> Direction
Quote the lines that run from the line containing "What Observable Plot" down to the line containing "const points = distanceKm.map((d, i)". Include both of those lines, reproduce each exactly, and omit everything else.

> Input material
◇ ◇ ◇

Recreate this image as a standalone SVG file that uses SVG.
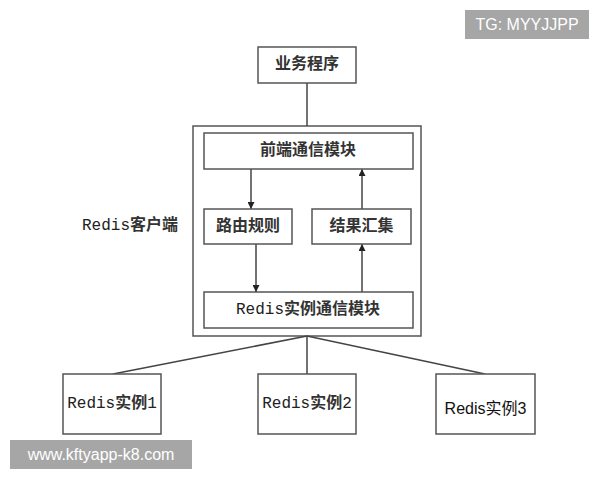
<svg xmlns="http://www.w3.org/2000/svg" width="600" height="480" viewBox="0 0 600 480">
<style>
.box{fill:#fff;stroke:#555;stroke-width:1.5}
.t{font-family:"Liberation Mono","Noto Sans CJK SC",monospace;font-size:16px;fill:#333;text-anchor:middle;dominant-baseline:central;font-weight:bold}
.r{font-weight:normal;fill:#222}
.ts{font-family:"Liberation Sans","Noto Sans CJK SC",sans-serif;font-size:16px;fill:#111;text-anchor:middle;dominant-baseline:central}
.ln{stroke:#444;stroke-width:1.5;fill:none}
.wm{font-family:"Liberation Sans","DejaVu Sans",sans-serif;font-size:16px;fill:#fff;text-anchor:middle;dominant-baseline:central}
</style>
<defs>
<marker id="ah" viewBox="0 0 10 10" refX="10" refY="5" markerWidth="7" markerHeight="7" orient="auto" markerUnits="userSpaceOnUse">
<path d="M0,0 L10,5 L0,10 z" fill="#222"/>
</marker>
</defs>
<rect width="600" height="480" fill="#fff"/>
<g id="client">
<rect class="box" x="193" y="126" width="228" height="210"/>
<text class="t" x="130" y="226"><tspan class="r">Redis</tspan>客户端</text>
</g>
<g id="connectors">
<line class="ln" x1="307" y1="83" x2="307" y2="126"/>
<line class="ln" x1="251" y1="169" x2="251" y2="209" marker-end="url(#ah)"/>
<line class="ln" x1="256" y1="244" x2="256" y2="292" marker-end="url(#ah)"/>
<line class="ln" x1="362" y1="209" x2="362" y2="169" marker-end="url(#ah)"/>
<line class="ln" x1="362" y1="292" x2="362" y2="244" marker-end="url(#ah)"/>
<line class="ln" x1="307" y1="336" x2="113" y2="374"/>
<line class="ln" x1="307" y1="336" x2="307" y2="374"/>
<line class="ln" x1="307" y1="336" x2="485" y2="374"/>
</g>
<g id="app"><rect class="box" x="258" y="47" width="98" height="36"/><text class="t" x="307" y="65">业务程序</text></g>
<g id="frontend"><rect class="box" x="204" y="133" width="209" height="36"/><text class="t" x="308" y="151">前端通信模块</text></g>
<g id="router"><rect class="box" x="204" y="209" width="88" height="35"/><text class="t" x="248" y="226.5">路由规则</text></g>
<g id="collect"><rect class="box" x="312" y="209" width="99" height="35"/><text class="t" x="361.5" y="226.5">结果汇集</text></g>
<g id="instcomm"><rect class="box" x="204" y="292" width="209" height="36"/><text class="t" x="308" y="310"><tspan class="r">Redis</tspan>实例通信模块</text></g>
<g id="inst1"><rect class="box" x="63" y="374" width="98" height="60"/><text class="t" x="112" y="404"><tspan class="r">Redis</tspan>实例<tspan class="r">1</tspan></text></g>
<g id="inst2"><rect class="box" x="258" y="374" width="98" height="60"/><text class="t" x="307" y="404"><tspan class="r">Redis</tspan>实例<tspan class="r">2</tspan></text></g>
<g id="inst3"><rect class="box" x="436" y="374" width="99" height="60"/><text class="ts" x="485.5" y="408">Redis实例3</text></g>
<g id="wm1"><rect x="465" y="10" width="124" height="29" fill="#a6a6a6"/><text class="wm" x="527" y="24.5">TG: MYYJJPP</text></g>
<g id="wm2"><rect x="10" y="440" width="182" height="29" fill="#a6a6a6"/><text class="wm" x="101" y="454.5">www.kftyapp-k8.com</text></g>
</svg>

◇ ◇ ◇

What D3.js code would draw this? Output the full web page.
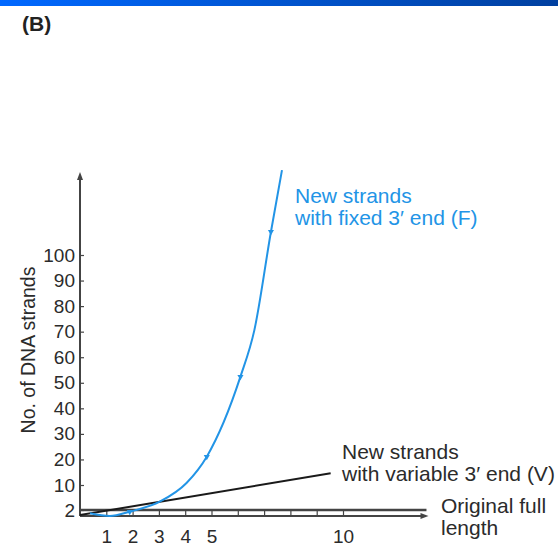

◇ ◇ ◇

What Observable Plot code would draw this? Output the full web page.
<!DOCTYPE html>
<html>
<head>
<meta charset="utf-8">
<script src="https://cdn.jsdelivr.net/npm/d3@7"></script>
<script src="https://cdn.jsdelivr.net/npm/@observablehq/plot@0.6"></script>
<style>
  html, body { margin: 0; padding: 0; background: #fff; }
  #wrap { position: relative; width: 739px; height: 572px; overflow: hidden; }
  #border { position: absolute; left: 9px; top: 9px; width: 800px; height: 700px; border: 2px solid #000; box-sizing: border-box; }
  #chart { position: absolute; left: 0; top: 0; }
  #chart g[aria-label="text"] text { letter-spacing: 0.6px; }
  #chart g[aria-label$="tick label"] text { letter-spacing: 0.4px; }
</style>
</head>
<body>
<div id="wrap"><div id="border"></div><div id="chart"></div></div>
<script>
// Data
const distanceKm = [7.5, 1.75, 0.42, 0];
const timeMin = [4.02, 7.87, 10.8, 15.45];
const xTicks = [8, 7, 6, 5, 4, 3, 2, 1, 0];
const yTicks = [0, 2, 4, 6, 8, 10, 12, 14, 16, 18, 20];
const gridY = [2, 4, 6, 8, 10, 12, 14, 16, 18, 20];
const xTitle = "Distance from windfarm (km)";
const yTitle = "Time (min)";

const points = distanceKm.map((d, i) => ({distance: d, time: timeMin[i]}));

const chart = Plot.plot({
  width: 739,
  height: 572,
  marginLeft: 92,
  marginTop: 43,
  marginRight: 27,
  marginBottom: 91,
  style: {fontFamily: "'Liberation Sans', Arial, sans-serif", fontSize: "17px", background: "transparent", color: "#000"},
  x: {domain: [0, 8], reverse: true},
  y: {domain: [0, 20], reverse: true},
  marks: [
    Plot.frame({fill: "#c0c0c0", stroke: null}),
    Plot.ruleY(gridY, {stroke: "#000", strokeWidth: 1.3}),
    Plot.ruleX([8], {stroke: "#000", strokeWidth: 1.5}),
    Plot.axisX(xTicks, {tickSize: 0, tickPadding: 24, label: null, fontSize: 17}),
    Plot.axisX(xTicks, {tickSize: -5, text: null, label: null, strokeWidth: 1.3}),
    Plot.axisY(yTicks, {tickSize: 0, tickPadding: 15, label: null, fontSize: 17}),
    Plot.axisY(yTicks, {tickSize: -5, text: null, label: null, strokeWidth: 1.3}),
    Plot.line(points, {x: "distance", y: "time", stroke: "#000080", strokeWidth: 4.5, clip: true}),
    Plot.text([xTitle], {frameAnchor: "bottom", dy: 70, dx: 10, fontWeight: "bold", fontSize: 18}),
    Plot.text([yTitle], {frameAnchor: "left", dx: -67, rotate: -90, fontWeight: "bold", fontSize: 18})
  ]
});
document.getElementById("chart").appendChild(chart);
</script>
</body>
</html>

◇ ◇ ◇

> Response
What Observable Plot code would draw this? Output the full web page.
<!DOCTYPE html>
<html>
<head>
<meta charset="utf-8">
<script src="https://cdn.jsdelivr.net/npm/d3@7"></script>
<script src="https://cdn.jsdelivr.net/npm/@observablehq/plot@0.6"></script>
<style>
  html, body { margin: 0; padding: 0; background: #fff; }
  #wrap { position: relative; width: 739px; height: 572px; overflow: hidden; }
  #border { position: absolute; left: 9px; top: 9px; width: 800px; height: 700px; border: 2px solid #000; box-sizing: border-box; }
  #chart { position: absolute; left: 0; top: 0; }
  #chart g[aria-label="text"] text { letter-spacing: 0.6px; }
  #chart g[aria-label$="tick label"] text { letter-spacing: 0.4px; }
</style>
</head>
<body>
<div id="wrap"><div id="border"></div><div id="chart"></div></div>
<script>
// Data
const distanceKm = [7.5, 1.75, 0.42, 0];
const timeMin = [4.02, 7.87, 10.8, 15.45];
const xTicks = [8, 7, 6, 5, 4, 3, 2, 1, 0];
const yTicks = [0, 2, 4, 6, 8, 10, 12, 14, 16, 18, 20];
const gridY = [2, 4, 6, 8, 10, 12, 14, 16, 18, 20];
const xTitle = "Distance from windfarm (km)";
const yTitle = "Time (min)";

const points = distanceKm.map((d, i) => ({distance: d, time: timeMin[i]}));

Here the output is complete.